Your task => Write again exactly the lines in the listing below, starting at the line with "Write the matplotlib code for this chart." and ending at the line with "plt.rcParams['font.family'] = ['Liberation Serif', 'DejaVu", both included. Pictures are not copied.

--- Supplied records ---

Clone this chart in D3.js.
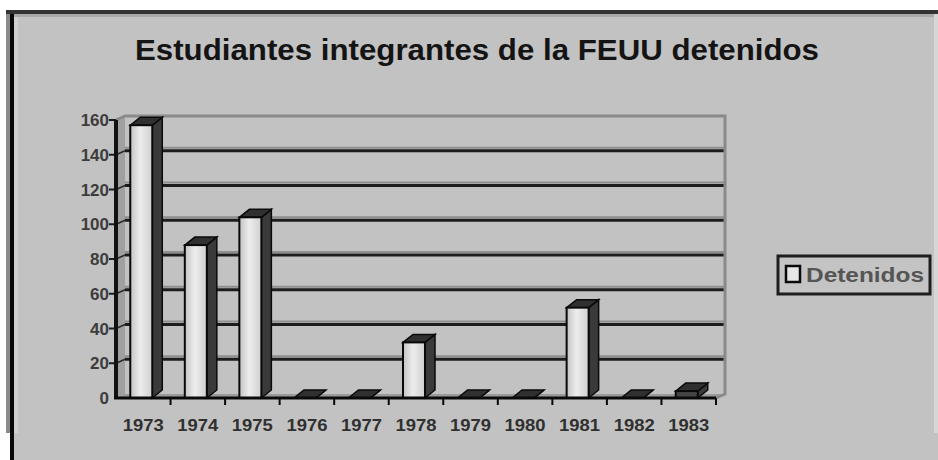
<!DOCTYPE html>
<html>
    <head>
        <title></title>
        <script src="https://d3js.org/d3.v7.min.js"></script>
    </head>

    <body style="margin:0; background:#ffffff;">
        <svg id="my_chart" width="938" height="460"></svg>
    </body>

    <script>
        // data
        var years = ["1973", "1974", "1975", "1976", "1977", "1978", "1979", "1980", "1981", "1982", "1983"]
        var detenidos = [157, 88, 104, 0, 0, 32, 0, 0, 52, 0, 4]
        var yTicks = [0, 20, 40, 60, 80, 100, 120, 140, 160]
        var title = "Estudiantes integrantes de la FEUU detenidos"
        var seriesName = "Detenidos"

        var svg = d3.select("#my_chart")

        // 3d depth of the walls and of the columns
        var wall = { dx: 9, dy: -4 }
        var col = { dx: 10, dy: -8, w: 22 }

        var x = d3.scaleBand()
        .domain(years)
        .range([116, 716])

        var y = d3.scaleLinear()
        .domain([0, 160])
        .range([398, 120])

        // chart area background and the window frame
        svg.append("rect")
        .attr("x", 6).attr("y", 10)
        .attr("width", 932).attr("height", 450)
        .attr("fill", "#c2c2c2")
        svg.append("rect")
        .attr("x", 0).attr("y", 433)
        .attr("width", 10).attr("height", 27)
        .attr("fill", "#ffffff")
        svg.append("rect")
        .attr("x", 6).attr("y", 10)
        .attr("width", 4).attr("height", 423)
        .attr("fill", "#8a8a8a")
        svg.append("rect")
        .attr("x", 10).attr("y", 10)
        .attr("width", 4).attr("height", 450)
        .attr("fill", "#080808")
        svg.append("rect")
        .attr("x", 14).attr("y", 14)
        .attr("width", 4).attr("height", 419)
        .attr("fill", "#cfcfcf")
        svg.append("rect")
        .attr("x", 6).attr("y", 10)
        .attr("width", 932).attr("height", 4)
        .attr("fill", "#333333")
        svg.append("rect")
        .attr("x", 14).attr("y", 14)
        .attr("width", 920).attr("height", 3)
        .attr("fill", "#a8a8a8")
        svg.append("rect")
        .attr("x", 934).attr("y", 14)
        .attr("width", 4).attr("height", 419)
        .attr("fill", "#d6d6d6")

        // title
        svg.append("text")
        .attr("x", 477)
        .attr("y", 60)
        .attr("text-anchor", "middle")
        .attr("textLength", 684)
        .attr("lengthAdjust", "spacingAndGlyphs")
        .style("font-family", "Liberation Sans, Arial, sans-serif")
        .style("font-weight", "bold")
        .style("font-size", "30px")
        .style("fill", "#141414")
        .text(title)

        var x0 = x.range()[0], x1 = x.range()[1]
        var yb = y(0), yt = y(160)

        // side wall on the left
        svg.append("path")
        .attr("d", "M" + x0 + "," + yb + "L" + (x0 + wall.dx) + "," + (yb + wall.dy) +
            "L" + (x0 + wall.dx) + "," + (yt + wall.dy) + "L" + x0 + "," + yt + "Z")
        .attr("fill", "#a0a0a0")

        // floor
        svg.append("path")
        .attr("d", "M" + x0 + "," + yb + "L" + x1 + "," + yb + "L" + (x1 + wall.dx) + "," + (yb + wall.dy) +
            "L" + (x0 + wall.dx) + "," + (yb + wall.dy) + "Z")
        .attr("fill", "#9a9a9a")

        // gridlines on the back wall
        var grid = svg.append("g")
        yTicks.slice(1, -1).forEach(function(t) {
            grid.append("line")
            .attr("x1", x0 + wall.dx).attr("x2", x1 + wall.dx)
            .attr("y1", y(t) + wall.dy - 3).attr("y2", y(t) + wall.dy - 3)
            .attr("stroke", "#8e8e8e").attr("stroke-width", 2)
            grid.append("line")
            .attr("x1", x0 + wall.dx).attr("x2", x1 + wall.dx)
            .attr("y1", y(t) + wall.dy).attr("y2", y(t) + wall.dy)
            .attr("stroke", "#1c1c1c").attr("stroke-width", 3)
            // slanted part across the side wall
            grid.append("line")
            .attr("x1", x0 - 7).attr("x2", x0)
            .attr("y1", y(t)).attr("y2", y(t))
            .attr("stroke", "#1c1c1c").attr("stroke-width", 2)
            grid.append("line")
            .attr("x1", x0).attr("x2", x0 + wall.dx)
            .attr("y1", y(t)).attr("y2", y(t) + wall.dy)
            .attr("stroke", "#2a2a2a").attr("stroke-width", 1.5)
        })

        // top and right edges of the back wall
        svg.append("path")
        .attr("d", "M" + x0 + "," + yt + "L" + (x0 + wall.dx) + "," + (yt + wall.dy) +
            "L" + (x1 + wall.dx) + "," + (yt + wall.dy) + "L" + (x1 + wall.dx) + "," + (yb + wall.dy) +
            "L" + x1 + "," + yb)
        .attr("fill", "none")
        .attr("stroke", "#8a8a8a")
        .attr("stroke-width", 3)
        svg.append("line")
        .attr("x1", x0 - 7).attr("x2", x0)
        .attr("y1", yt).attr("y2", yt)
        .attr("stroke", "#1c1c1c").attr("stroke-width", 2)

        // y axis line
        svg.append("line")
        .attr("x1", x0).attr("x2", x0)
        .attr("y1", yb).attr("y2", yt)
        .attr("stroke", "#111111")
        .attr("stroke-width", 4)

        // y tick labels
        svg.append("g")
        .selectAll("text")
        .data(yTicks)
        .enter()
        .append("text")
        .attr("x", 109)
        .attr("y", function(d) { return y(d) + 6 })
        .attr("text-anchor", "end")
        .style("font-family", "Liberation Sans, Arial, sans-serif")
        .style("font-weight", "bold")
        .style("font-size", "17px")
        .style("fill", "#3c3c3c")
        .text(function(d) { return d })

        // face shading of the columns
        var defs = svg.append("defs")
        var grad = defs.append("linearGradient")
        .attr("id", "face")
        .attr("x1", "0%").attr("x2", "100%")
        grad.append("stop").attr("offset", "0%").attr("stop-color", "#c4c4c4")
        grad.append("stop").attr("offset", "45%").attr("stop-color", "#ededed")
        grad.append("stop").attr("offset", "100%").attr("stop-color", "#cfcfcf")

        var data = years.map(function(d, i) { return { year: d, value: detenidos[i] } })

        var bars = svg.append("g")
        .selectAll("g")
        .data(data)
        .enter()
        .append("g")

        function left(d) {
            return x(d.year) + x.bandwidth() / 2 - 13
        }

        // right side of each column
        bars.append("path")
        .attr("d", function(d) {
            var l = left(d) + col.w, t = y(d.value)
            return "M" + l + "," + t + "L" + (l + col.dx) + "," + (t + col.dy) +
                "L" + (l + col.dx) + "," + (yb + col.dy) + "L" + l + "," + yb + "Z"
        })
        .attr("fill", "#3a3a3a")
        .attr("stroke", "#0a0a0a")
        .attr("stroke-width", 1.5)

        // top of each column
        bars.append("path")
        .attr("d", function(d) {
            var l = left(d), t = y(d.value)
            return "M" + l + "," + t + "L" + (l + col.dx) + "," + (t + col.dy) +
                "L" + (l + col.w + col.dx) + "," + (t + col.dy) + "L" + (l + col.w) + "," + t + "Z"
        })
        .attr("fill", "#303030")
        .attr("stroke", "#0a0a0a")
        .attr("stroke-width", 1.5)

        // front of each column
        bars.append("rect")
        .attr("x", left)
        .attr("y", function(d) { return y(d.value) })
        .attr("width", col.w)
        .attr("height", function(d) { return yb - y(d.value) })
        .attr("fill", function(d) { return d.value < 10 ? "#444444" : "url(#face)" })
        .attr("stroke", "#0a0a0a")
        .attr("stroke-width", 2)

        // x axis with ticks between the categories
        svg.append("line")
        .attr("x1", x0 - 2).attr("x2", x1)
        .attr("y1", yb).attr("y2", yb)
        .attr("stroke", "#0a0a0a")
        .attr("stroke-width", 3)
        svg.append("g")
        .selectAll("line")
        .data(years)
        .enter()
        .append("line")
        .attr("x1", function(d) { return x(d) + x.bandwidth() })
        .attr("x2", function(d) { return x(d) + x.bandwidth() })
        .attr("y1", yb).attr("y2", yb + 7)
        .attr("stroke", "#0a0a0a")
        .attr("stroke-width", 2)

        svg.append("g")
        .selectAll("text")
        .data(years)
        .enter()
        .append("text")
        .attr("x", function(d) { return x(d) + x.bandwidth() / 2 })
        .attr("y", 431)
        .attr("text-anchor", "middle")
        .attr("textLength", 41)
        .attr("lengthAdjust", "spacingAndGlyphs")
        .style("font-family", "Liberation Sans, Arial, sans-serif")
        .style("font-weight", "bold")
        .style("font-size", "17px")
        .style("fill", "#303030")
        .text(function(d) { return d })

        // legend
        var legend = svg.append("g")
        legend.append("rect")
        .attr("x", 778).attr("y", 256)
        .attr("width", 152).attr("height", 38)
        .attr("fill", "#c4c4c4")
        .attr("stroke", "#1e1e1e")
        .attr("stroke-width", 3)
        legend.append("rect")
        .attr("x", 786).attr("y", 266)
        .attr("width", 14).attr("height", 16)
        .attr("fill", "#e6e6e6")
        .attr("stroke", "#0a0a0a")
        .attr("stroke-width", 2.5)
        legend.append("text")
        .attr("x", 806)
        .attr("y", 282)
        .attr("textLength", 118)
        .attr("lengthAdjust", "spacingAndGlyphs")
        .style("font-family", "Liberation Sans, Arial, sans-serif")
        .style("font-weight", "bold")
        .style("font-size", "20px")
        .style("fill", "#555555")
        .text(seriesName)
    </script>
</html>
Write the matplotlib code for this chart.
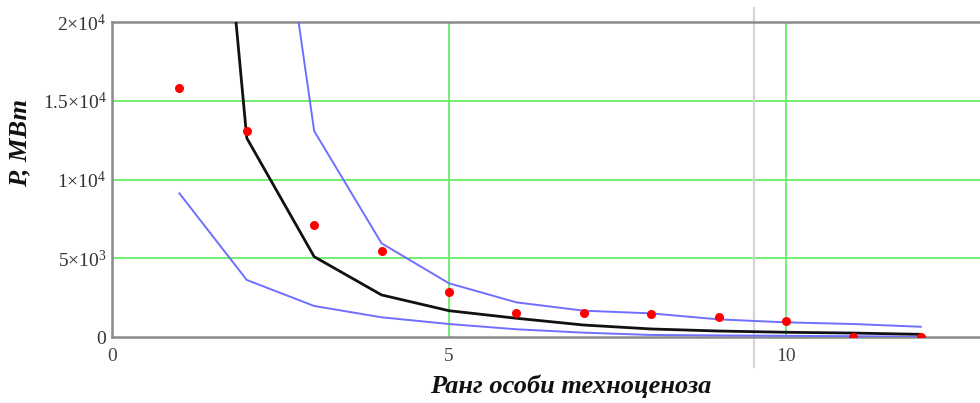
import matplotlib
matplotlib.use("Agg")
import matplotlib.pyplot as plt

plt.rcParams['mathtext.fontset'] = 'custom'
plt.rcParams['mathtext.rm'] = 'Liberation Serif'
plt.rcParams['mathtext.it'] = 'Liberation Serif:italic'
plt.rcParams['mathtext.bf'] = 'Liberation Serif:bold'
plt.rcParams['font.family'] = ['Liberation Serif', 'DejaVu Serif']

rank = [1, 2, 3, 4, 5, 6, 7, 8, 9, 10, 11, 12]
observed = [15810, 13100, 7110, 5480, 2880, 1540, 1510, 1490, 1290, 1020, 30, 10]
fitted = [58700, 12630, 5100, 2670, 1670, 1190, 760, 510, 380, 300, 250, 170]
upper_rank = [2, 3, 4, 5, 6, 7, 8, 9, 10, 11, 12]
upper = [43000, 13080, 5950, 3410, 2200, 1670, 1500, 1120, 930, 825, 650]
lower = [9120, 3620, 1970, 1250, 825, 490, 275, 130, 100, 75, 50, 20]

yticks = [0, 5000, 10000, 15000, 20000]
ytick_labels = ['0', r'$5{\times}10^{3}$', r'$1{\times}10^{4}$', r'$1.5{\times}10^{4}$', r'$2{\times}10^{4}$']
xticks = [0, 5, 10]
xtick_labels = ['0', '5', '10']
marker_x = 9.52

fig = plt.figure(figsize=(9.8, 4.03), dpi=100)
ax = fig.add_axes([112/980, 1 - 337/403, (980-112)/980, (337-22)/403])
ax.set_xlim(0, 12.88)
ax.set_ylim(0, 20000)

grid_c = '#66ee66'
for yv in yticks[1:-1]:
    ax.axhline(yv, color=grid_c, lw=1.3, zorder=1)
for xv in xticks[1:]:
    ax.axvline(xv, color=grid_c, lw=1.3, zorder=1)

ax.plot([marker_x, marker_x], [-0.095, 1.045], transform=ax.get_xaxis_transform(),
        color='#d4d4d4', lw=1.6, clip_on=False, zorder=1)

blue = '#6f6fff'
ax.plot(rank, lower, color=blue, lw=1.4, zorder=3)
ax.plot(upper_rank, upper, color=blue, lw=1.4, zorder=3)
ax.plot(rank, fitted, color='#111111', lw=2.0, zorder=4)
ax.plot(rank, observed, 'o', color='#ff0000', ms=6.5, mec='none', zorder=5)

ax.set_xticks(xticks)
ax.set_xticklabels(xtick_labels)
ax.set_yticks(yticks)
ax.set_yticklabels(ytick_labels)
ax.tick_params(length=0, labelsize=14, colors='#333333', pad=4)
for lab in ax.get_xticklabels():
    lab.set_color('#444444')
ax.tick_params(axis='x', pad=8)

for s in ['left', 'bottom', 'top']:
    ax.spines[s].set_color('#8a8a8a')
    ax.spines[s].set_linewidth(1.8)
ax.spines['right'].set_visible(False)

fig.text(20/980, 1 - 143/403, 'P, МВт', rotation=90, ha='center', va='center',
         fontsize=19, fontweight='bold', fontstyle='italic', color='#111111')
fig.text(571/980, 1 - 386/403, 'Ранг особи техноценоза', ha='center', va='center',
         fontsize=19, fontweight='bold', fontstyle='italic', color='#111111')

fig.savefig('out.png', dpi=100)
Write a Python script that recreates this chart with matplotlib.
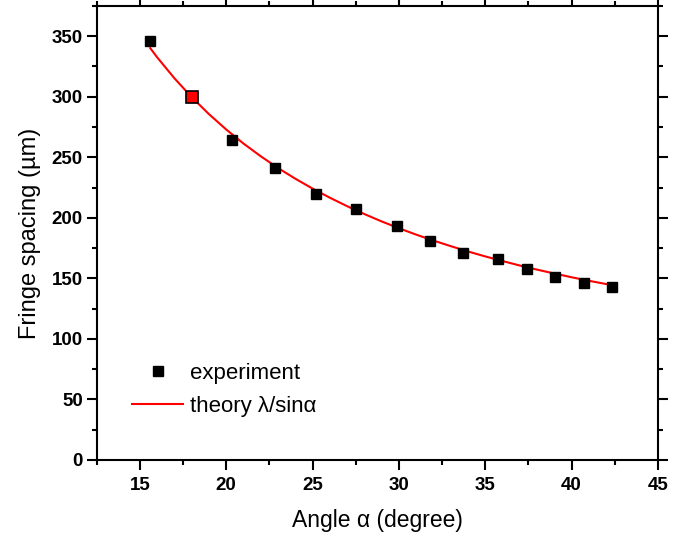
import matplotlib
matplotlib.use("Agg")
import matplotlib.pyplot as plt
from matplotlib.ticker import MultipleLocator

plt.rcParams['font.family'] = ['Liberation Sans', 'DejaVu Sans']

# measured fringe spacing
angle = [15.57, 17.99, 20.32, 22.83, 25.21, 27.51, 29.92, 31.83, 33.70,
         35.75, 37.43, 39.05, 40.72, 42.34]
spacing = [346, 300, 264, 241, 220, 207, 193, 181, 171, 166, 158, 151, 146, 143]
ref_idx = 1  # highlighted (red) point

# theory curve
theory_angle = [15.6, 16, 17, 18, 19, 20, 21, 22, 23, 24, 25, 26, 27, 28, 29,
                30, 31, 32, 33, 34, 35, 36, 37, 38, 39, 40, 41, 42, 42.3]
theory_spacing = [340.1, 332.5, 315.2, 299.6, 285.6, 272.9, 261.3, 250.8, 241.1,
                  232.3, 224.1, 216.6, 209.6, 203.1, 197.0, 191.4, 186.1, 181.2,
                  176.6, 172.2, 168.1, 164.3, 160.6, 157.2, 154.0, 150.9, 148.0,
                  145.3, 144.5]

fig = plt.figure(figsize=(6.91, 5.33), dpi=100)
ax = fig.add_axes([0.140, 0.137, 0.812, 0.852])

ax.plot(theory_angle, theory_spacing, color='red', lw=1.5, label='theory λ/sinα', zorder=2)
ax.plot(angle, spacing, ls='none', marker='s', ms=7, mfc='black', mec='black',
        label='experiment', zorder=3)
ax.plot([angle[ref_idx]], [spacing[ref_idx]], ls='none', marker='s', ms=8,
        mfc='red', mec='black', mew=1.2, zorder=4)

ax.set_xlim(12.5, 45)
ax.set_ylim(0, 375)
ax.xaxis.set_major_locator(MultipleLocator(5))
ax.xaxis.set_minor_locator(MultipleLocator(2.5))
ax.yaxis.set_major_locator(MultipleLocator(50))
ax.yaxis.set_minor_locator(MultipleLocator(25))

for s in ax.spines.values():
    s.set_linewidth(1.5)
ax.tick_params(which='both', direction='out', top=True, right=True, width=1.5)
ax.tick_params(which='major', length=7, labelsize=13.5)
ax.tick_params(which='minor', length=3.5)
ax.tick_params(axis='x', which='major', pad=5)
ax.tick_params(axis='y', which='major', pad=3)
for lbl in ax.get_xticklabels() + ax.get_yticklabels():
    lbl.set_fontweight('bold')

ax.set_xlabel('Angle α (degree)', fontsize=16.5, labelpad=11)
ax.set_ylabel('Fringe spacing (µm)', fontsize=17, labelpad=8)

handles, labels = ax.get_legend_handles_labels()
ax.legend(handles[::-1], labels[::-1], loc='center left',
          bbox_to_anchor=(132 / 691, 1 - 390 / 533), bbox_transform=fig.transFigure,
          frameon=False, fontsize=16, handlelength=2.3, handletextpad=0.3,
          labelspacing=0.55, borderpad=0, borderaxespad=0)

fig.savefig('out.png', dpi=100)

---

Reply to the task =>
Write the matplotlib code for this chart.
import matplotlib
matplotlib.use("Agg")
import matplotlib.pyplot as plt

plt.rcParams['mathtext.fontset'] = 'custom'
plt.rcParams['mathtext.rm'] = 'Liberation Serif'
plt.rcParams['mathtext.it'] = 'Liberation Serif:italic'
plt.rcParams['mathtext.bf'] = 'Liberation Serif:bold'
plt.rcParams['font.family'] = ['Liberation Serif', 'DejaVu Serif']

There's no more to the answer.